**What the task requires**
Identify each line holding the string "this" and copy it.

**Supplied data**
--- start ---

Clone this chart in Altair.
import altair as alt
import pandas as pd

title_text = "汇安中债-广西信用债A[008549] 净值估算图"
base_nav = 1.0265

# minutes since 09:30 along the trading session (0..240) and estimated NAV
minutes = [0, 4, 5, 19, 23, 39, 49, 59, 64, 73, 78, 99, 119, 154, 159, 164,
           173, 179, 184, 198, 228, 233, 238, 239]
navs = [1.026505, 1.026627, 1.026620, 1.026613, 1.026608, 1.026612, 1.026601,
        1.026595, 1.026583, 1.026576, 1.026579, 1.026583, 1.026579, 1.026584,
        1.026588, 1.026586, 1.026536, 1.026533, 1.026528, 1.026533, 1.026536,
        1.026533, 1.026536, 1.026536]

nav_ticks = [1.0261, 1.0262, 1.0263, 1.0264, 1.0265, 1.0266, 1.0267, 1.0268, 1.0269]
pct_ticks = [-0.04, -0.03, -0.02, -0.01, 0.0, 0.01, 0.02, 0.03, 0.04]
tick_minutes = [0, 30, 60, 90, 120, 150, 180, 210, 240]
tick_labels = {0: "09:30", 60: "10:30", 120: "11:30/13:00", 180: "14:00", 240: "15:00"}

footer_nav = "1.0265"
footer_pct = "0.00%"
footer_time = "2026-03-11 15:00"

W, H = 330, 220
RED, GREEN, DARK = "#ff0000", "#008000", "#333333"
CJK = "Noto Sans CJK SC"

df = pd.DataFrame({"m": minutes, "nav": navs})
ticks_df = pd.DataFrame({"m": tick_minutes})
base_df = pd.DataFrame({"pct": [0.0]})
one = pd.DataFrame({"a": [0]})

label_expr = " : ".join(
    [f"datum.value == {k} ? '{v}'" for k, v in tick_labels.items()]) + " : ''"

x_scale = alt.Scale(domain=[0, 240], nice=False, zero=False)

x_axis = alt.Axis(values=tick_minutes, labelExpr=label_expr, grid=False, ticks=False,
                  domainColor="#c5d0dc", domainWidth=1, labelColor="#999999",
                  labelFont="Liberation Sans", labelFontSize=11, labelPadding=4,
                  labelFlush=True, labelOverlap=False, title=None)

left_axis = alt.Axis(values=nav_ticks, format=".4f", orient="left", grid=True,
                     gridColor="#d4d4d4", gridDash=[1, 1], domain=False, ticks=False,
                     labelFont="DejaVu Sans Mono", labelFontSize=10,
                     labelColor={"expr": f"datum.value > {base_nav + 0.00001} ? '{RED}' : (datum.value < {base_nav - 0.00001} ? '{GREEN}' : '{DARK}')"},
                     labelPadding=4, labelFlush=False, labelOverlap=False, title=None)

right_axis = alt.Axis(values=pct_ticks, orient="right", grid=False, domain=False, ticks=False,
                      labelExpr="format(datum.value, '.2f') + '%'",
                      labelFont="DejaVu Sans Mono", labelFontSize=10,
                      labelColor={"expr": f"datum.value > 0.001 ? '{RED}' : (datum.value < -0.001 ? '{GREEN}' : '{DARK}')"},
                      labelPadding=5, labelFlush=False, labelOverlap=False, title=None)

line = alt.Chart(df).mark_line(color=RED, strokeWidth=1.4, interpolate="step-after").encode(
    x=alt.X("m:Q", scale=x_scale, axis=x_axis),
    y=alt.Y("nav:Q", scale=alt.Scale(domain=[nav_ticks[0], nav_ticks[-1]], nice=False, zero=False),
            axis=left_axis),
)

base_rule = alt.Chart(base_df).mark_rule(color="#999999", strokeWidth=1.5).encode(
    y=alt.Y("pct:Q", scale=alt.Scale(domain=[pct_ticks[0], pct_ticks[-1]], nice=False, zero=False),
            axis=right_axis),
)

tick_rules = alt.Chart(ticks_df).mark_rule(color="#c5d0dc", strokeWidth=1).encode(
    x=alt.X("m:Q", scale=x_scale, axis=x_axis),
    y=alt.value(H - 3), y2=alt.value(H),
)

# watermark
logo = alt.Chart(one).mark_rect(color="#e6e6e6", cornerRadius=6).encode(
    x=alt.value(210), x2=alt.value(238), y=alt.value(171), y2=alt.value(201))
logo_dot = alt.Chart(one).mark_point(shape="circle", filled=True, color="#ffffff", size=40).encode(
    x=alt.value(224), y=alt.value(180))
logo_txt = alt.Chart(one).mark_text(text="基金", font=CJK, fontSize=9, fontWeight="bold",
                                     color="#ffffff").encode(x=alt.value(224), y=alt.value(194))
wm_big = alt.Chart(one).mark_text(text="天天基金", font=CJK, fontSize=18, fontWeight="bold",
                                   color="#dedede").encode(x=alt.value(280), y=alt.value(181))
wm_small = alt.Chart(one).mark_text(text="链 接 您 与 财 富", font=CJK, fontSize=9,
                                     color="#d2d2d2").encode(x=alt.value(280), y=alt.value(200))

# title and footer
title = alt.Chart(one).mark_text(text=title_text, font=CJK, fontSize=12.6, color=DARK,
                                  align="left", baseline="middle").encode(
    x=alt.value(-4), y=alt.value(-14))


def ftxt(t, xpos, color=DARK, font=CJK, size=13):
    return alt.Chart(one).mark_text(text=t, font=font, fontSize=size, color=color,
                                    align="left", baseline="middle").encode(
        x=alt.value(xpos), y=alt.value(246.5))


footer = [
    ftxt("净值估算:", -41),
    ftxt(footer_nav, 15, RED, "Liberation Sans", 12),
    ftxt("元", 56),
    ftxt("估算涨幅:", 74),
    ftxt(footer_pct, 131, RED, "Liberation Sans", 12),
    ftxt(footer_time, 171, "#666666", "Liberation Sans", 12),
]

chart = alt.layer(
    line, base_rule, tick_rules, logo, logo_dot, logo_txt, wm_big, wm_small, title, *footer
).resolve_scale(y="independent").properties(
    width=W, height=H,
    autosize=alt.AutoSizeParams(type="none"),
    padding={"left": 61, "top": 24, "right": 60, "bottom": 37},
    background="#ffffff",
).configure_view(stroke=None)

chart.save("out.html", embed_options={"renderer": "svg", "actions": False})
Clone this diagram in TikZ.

--- end ---
--- start ---

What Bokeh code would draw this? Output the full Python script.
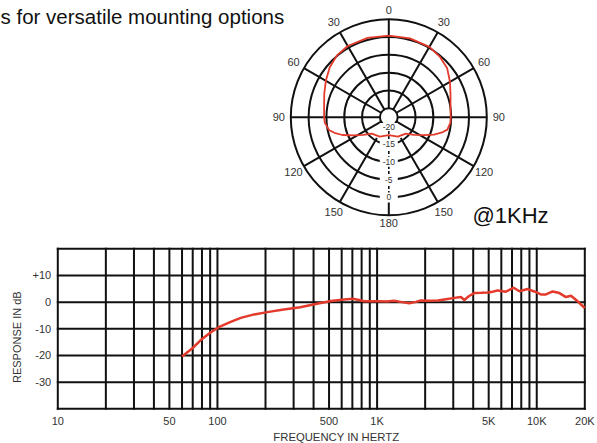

--- end ---

**Output below**
Clone this chart in Altair.
Clone this diagram in TikZ.
What Bokeh code would draw this? Output the full Python script.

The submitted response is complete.